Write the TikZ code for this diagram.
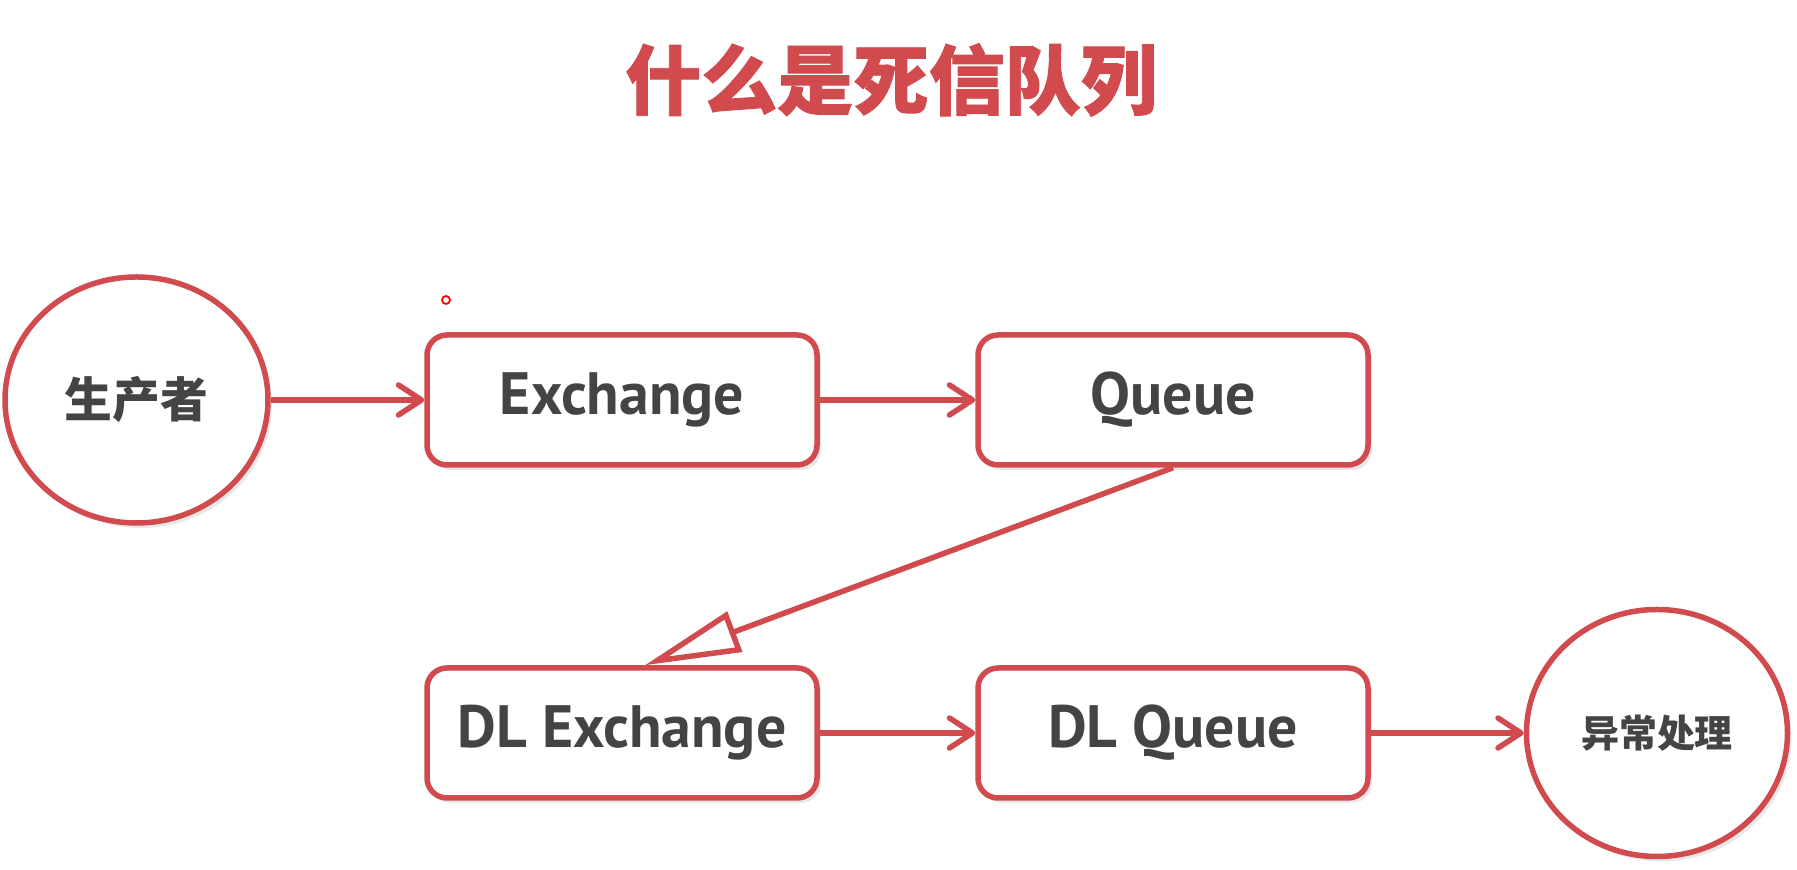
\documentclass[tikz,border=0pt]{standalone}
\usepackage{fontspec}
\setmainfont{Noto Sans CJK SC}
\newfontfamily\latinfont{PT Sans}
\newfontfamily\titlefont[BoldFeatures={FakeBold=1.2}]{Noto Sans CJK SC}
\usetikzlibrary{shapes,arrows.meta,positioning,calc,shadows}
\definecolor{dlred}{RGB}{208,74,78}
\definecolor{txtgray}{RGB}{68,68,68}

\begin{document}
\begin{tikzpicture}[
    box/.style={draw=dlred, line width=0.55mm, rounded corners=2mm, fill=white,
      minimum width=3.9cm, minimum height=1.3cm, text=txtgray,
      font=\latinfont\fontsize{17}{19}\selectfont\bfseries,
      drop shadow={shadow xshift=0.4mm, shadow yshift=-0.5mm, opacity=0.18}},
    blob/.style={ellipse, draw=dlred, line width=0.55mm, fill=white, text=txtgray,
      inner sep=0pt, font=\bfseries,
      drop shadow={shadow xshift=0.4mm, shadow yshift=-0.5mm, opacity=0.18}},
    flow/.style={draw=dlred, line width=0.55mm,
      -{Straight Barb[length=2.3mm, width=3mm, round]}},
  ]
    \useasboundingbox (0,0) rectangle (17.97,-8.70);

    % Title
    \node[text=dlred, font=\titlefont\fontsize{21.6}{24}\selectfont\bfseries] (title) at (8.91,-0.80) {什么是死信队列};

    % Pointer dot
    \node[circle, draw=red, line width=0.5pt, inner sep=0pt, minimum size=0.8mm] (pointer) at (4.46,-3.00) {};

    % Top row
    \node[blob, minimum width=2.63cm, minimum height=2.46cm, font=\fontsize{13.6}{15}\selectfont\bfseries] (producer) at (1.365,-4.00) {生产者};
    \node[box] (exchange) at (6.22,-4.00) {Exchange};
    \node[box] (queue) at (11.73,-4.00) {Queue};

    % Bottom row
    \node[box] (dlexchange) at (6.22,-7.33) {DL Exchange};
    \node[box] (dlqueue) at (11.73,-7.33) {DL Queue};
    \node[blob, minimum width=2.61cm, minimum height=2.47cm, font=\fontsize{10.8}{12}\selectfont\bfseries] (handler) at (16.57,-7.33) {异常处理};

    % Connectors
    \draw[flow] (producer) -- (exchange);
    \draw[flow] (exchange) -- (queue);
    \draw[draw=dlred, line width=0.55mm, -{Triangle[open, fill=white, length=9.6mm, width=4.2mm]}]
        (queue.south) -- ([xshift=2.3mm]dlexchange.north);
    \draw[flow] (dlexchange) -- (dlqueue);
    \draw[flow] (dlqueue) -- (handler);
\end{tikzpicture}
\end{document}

# # # # # # #

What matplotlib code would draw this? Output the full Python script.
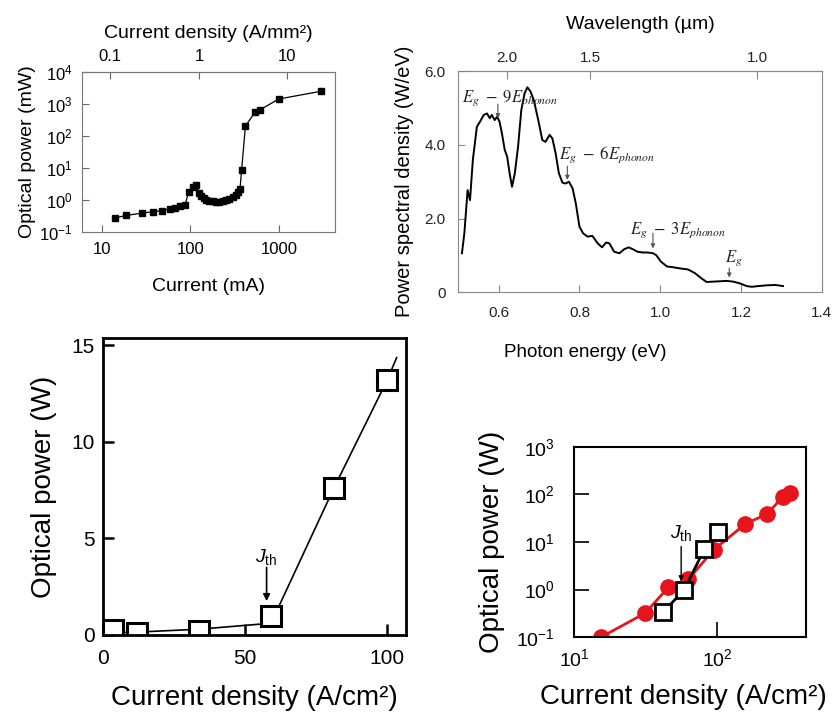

# # # # # # #

— Objective —
In the material above, find each line that contains the word "draw", and select it.

— Solution to the problem —
    box/.style={draw=dlred, line width=0.55mm, rounded corners=2mm, fill=white,
    blob/.style={ellipse, draw=dlred, line width=0.55mm, fill=white, text=txtgray,
    flow/.style={draw=dlred, line width=0.55mm,
    \node[circle, draw=red, line width=0.5pt, inner sep=0pt, minimum size=0.8mm] (pointer) at (4.46,-3.00) {};
    \draw[flow] (producer) -- (exchange);
    \draw[flow] (exchange) -- (queue);
    \draw[draw=dlred, line width=0.55mm, -{Triangle[open, fill=white, length=9.6mm, width=4.2mm]}]
    \draw[flow] (dlexchange) -- (dlqueue);
    \draw[flow] (dlqueue) -- (handler);
What matplotlib code would draw this? Output the full Python script.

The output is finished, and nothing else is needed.